The "TIMER" button resides on the right side of the control panel. Activating it will set the AirMax 8L to automatically shut off after 1, 2, 4, or 8 hours of operation. There's no option to set the timer for an in-between interval otherwise, though the options provided are flexible enough where it becomes a relative non-issue. One notable missing feature is an air quality sensor, but that's par for the course in the price bracket that the AirMax 8L finds itself competing in. The timer is the only method available to have the unit shut itself off without manually doing so.
As mentioned earlier, our week with the AirMax 8L coincided with major state-wide wildfires and the accompanying smoke and ash that created extremely unhealthy air quality. Various colleagues mentioned a lingering "campfire-like" smell throughout the entire Los Angeles area, which is as grim as it seems. Wildfire smoke causes drastic increases in PM2.5 and PM10 air pollution; long-term health issues aside, exposure to elevated levels of either causes irritation to the eyes and airways. Typical reactions include difficulty breathing, coughing, runny nose, and watery eyes, which makes poor air quality quickly obvious.

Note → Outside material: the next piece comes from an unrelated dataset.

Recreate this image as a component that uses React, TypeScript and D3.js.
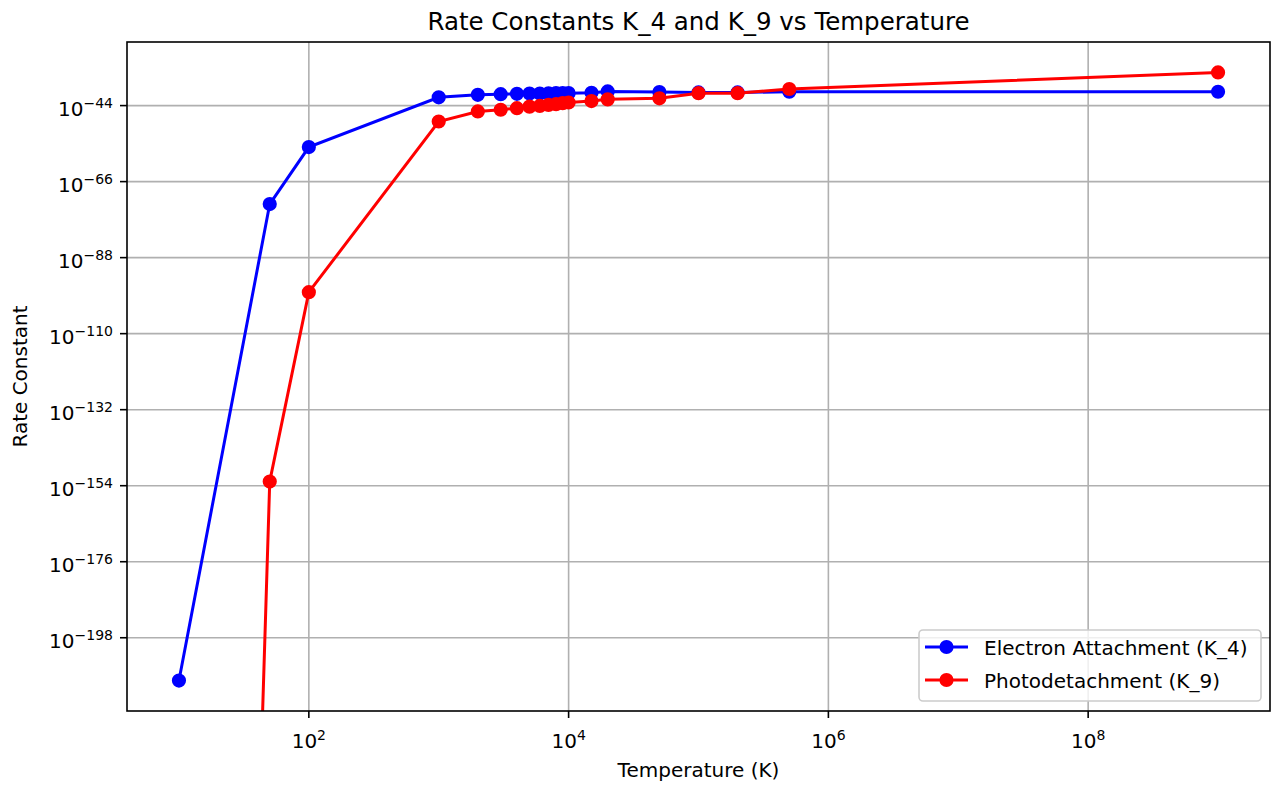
import * as d3 from 'd3';

// temperatures (K) shared by both series
const temperatures = [
  10, 50, 100, 1000, 2000, 3000, 4000, 5000, 6000, 7000, 8000, 9000, 10000,
  15000, 20000, 50000, 1e5, 2e5, 5e5, 1e9,
];

// K_4, electron attachment
const k4Values = [
  4.0e-211, 3.2e-73, 1.0e-56, 2.5e-42, 1.3e-41, 2.0e-41, 2.5e-41, 3.2e-41,
  3.2e-41, 3.5e-41, 4.0e-41, 4.0e-41, 4.0e-41, 5.0e-41, 1.26e-40, 7.9e-41,
  6.3e-41, 6.3e-41, 1.0e-40, 1.0e-40,
];

// K_9, photodetachment (underflows to 0 at 10 K)
const k9Values = [
  0, 1.6e-153, 1.0e-98, 2.5e-49, 2.0e-46, 6.3e-46, 1.8e-45, 5.0e-45, 7.9e-45,
  1.6e-44, 2.5e-44, 5.0e-44, 7.9e-44, 2.0e-43, 6.3e-43, 1.26e-42, 4.0e-41,
  4.0e-41, 6.3e-40, 4.0e-35,
];

const seriesNames = ['Electron Attachment (K_4)', 'Photodetachment (K_9)'];
const seriesColors = ['#0000ff', '#ff0000'];

const xTickExponents = [2, 4, 6, 8];
const yTickExponents = [-44, -66, -88, -110, -132, -154, -176, -198];

const W = 1276;
const H = 785;
const margin = { top: 42, right: 6, bottom: 74, left: 127 };
const FONT = 'DejaVu Sans, Liberation Sans, sans-serif';

export default function App() {
  const left = margin.left;
  const right = W - margin.right;
  const top = margin.top;
  const bottom = H - margin.bottom;

  // matplotlib style 5% margins in log space
  const [tMin, tMax] = d3.extent(temperatures) as [number, number];
  const xSpan = Math.log10(tMax / tMin);
  const x = d3
    .scaleLog()
    .domain([tMin * 10 ** (-0.05 * xSpan), tMax * 10 ** (0.05 * xSpan)])
    .range([left, right]);

  const logs = [...k4Values, ...k9Values].filter((v) => v > 0).map(Math.log10);
  const [lo, hi] = d3.extent(logs) as [number, number];
  const pad = (hi - lo) * 0.05;
  const yExp = d3.scaleLinear().domain([lo - pad, hi + pad]).range([bottom, top]);
  // non-positive values are clipped far below the axis, like matplotlib
  const y = (v: number) => yExp(v > 0 ? Math.log10(v) : -1000);

  const line = d3
    .line<number>()
    .x((_, i) => x(temperatures[i]))
    .y((d) => y(d));

  const series = [k4Values, k9Values];

  const legendX = 919;
  const legendY = 630;
  const legendW = 342;
  const legendH = 71;

  return (
    <svg
      width={W}
      height={H}
      style={{ position: 'absolute', left: 0, top: 0, background: '#fff' }}
      fontFamily={FONT}
    >
      <defs>
        <clipPath id="plot">
          <rect x={left} y={top} width={right - left} height={bottom - top} />
        </clipPath>
      </defs>
      <rect width={W} height={H} fill="#fff" />

      {/* grid */}
      <g stroke="#b0b0b0" strokeWidth={1.6}>
        {xTickExponents.map((e) => (
          <line key={'gx' + e} x1={x(10 ** e)} x2={x(10 ** e)} y1={top} y2={bottom} />
        ))}
        {yTickExponents.map((e) => (
          <line key={'gy' + e} x1={left} x2={right} y1={yExp(e)} y2={yExp(e)} />
        ))}
      </g>

      {/* data */}
      <g clipPath="url(#plot)">
        {series.map((vals, s) => (
          <g key={s}>
            <path d={line(vals) ?? ''} fill="none" stroke={seriesColors[s]} strokeWidth={3} />
            {vals.map((v, i) => (
              <circle
                key={i}
                cx={x(temperatures[i])}
                cy={y(v)}
                r={6.1}
                fill={seriesColors[s]}
                stroke={seriesColors[s]}
                strokeWidth={2}
              />
            ))}
          </g>
        ))}
      </g>

      {/* spines */}
      <rect
        x={left}
        y={top}
        width={right - left}
        height={bottom - top}
        fill="none"
        stroke="#000"
        strokeWidth={1.6}
      />

      {/* x ticks */}
      {xTickExponents.map((e) => (
        <g key={'xt' + e} transform={`translate(${x(10 ** e)},${bottom})`}>
          <line y1={0} y2={7} stroke="#000" strokeWidth={1.6} />
          <text y={37} textAnchor="middle" fontSize={20} fill="#000">
            10
            <tspan dy={-8} fontSize={14}>
              {e}
            </tspan>
          </text>
        </g>
      ))}

      {/* y ticks */}
      {yTickExponents.map((e) => (
        <g key={'yt' + e} transform={`translate(${left},${yExp(e)})`}>
          <line x1={-7} x2={0} stroke="#000" strokeWidth={1.6} />
          <text x={-14} y={10} textAnchor="end" fontSize={20} fill="#000">
            10
            <tspan dy={-8} fontSize={14}>
              {'\u2212' + Math.abs(e)}
            </tspan>
          </text>
        </g>
      ))}

      {/* labels */}
      <text x={(left + right) / 2} y={30} textAnchor="middle" fontSize={24.5} fill="#000">
        Rate Constants K_4 and K_9 vs Temperature
      </text>
      <text x={(left + right) / 2} y={777} textAnchor="middle" fontSize={20} fill="#000">
        Temperature (K)
      </text>
      <text
        transform={`translate(27,${(top + bottom) / 2}) rotate(-90)`}
        textAnchor="middle"
        fontSize={20}
        fill="#000"
      >
        Rate Constant
      </text>

      {/* legend */}
      <g>
        <rect
          x={legendX}
          y={legendY}
          width={legendW}
          height={legendH}
          rx={4}
          fill="#fff"
          fillOpacity={0.8}
          stroke="#cccccc"
          strokeWidth={1.6}
        />
        {seriesNames.map((name, i) => {
          const ly = legendY + 17 + i * 33;
          return (
            <g key={name}>
              <line x1={925} x2={968} y1={ly} y2={ly} stroke={seriesColors[i]} strokeWidth={3} />
              <circle cx={946.5} cy={ly} r={6.1} fill={seriesColors[i]} stroke={seriesColors[i]} strokeWidth={2} />
              <text x={984} y={ly + 7.5} fontSize={20} fill="#000">
                {name}
              </text>
            </g>
          );
        })}
      </g>
    </svg>
  );
}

While we weren't able to obtain any instrument-based measurements during our evaluation period, we can confidently state that the AirMax 8L went a long way towards making the indoor air highly breathable. As an attempt at creating a "control" sample, we tried opening the windows despite a 200+ AQI index and immediately regretted the poor decision. The windows were quickly closed and the AirMax 8L was cranked to its highest output setting; the involuntary coughing and eye irritation subsided after less than 15 minutes. The "smoky" odor from the polluted air dissipated in roughly the same time, returning the indoor air quality to a livable level. As subjective as it is, this performance showcases the ability of the AirMax 8L to function in extreme cases.
One of the most compelling arguments in favor of the AirMax 8L is its price - at just around $120 online, Okaysou has priced this model extremely aggressively against similar air purifiers. Replacement filters are very reasonably priced and can be found on Okaysou's website as well as Amazon, though it's important to remember that the AirMax 8L requires two filters which are sold separately. We noted hit-or-miss availability from either source for both the AirMax 8L and its filters at the time of writing, but we'll chalk that up to the unexpectedly high demand for this type of product considering the craziness of 2020. There are certainly cheaper options available, but we're convinced that the AirMax 8L is worth the few extra bucks due to its higher capacity and filtration capabilities. The factory warranty is the real clincher here - at 5 years, it's longer than most automobile warranties, let alone other air purifiers. Okaysou requires registration on their website to activate the warranty, though that's a minor hassle compared to the coverage offered in return.
Though Okaysou may not be a household name, the AirMax 8L stands up on its own merits and requires no excuses or qualifiers. The sturdy construction, unobtrusive design, easy controls, and highly effective performance during a series of wildfires are all major highlights, but the affordable price and lengthy factory warranty on top of an already-excellent product allow the AirMax 8L to stand out from the crowd. In light of this, we can forgive the ambiguously-written manual and the confusing initial set-up process. The lack of reliable availability is also completely understandable, since the AirMax 8L is priced right and appears to sell out frequently. For an air purifier as solid as the Okaysou AirMax 8L, that's the best possible compliment.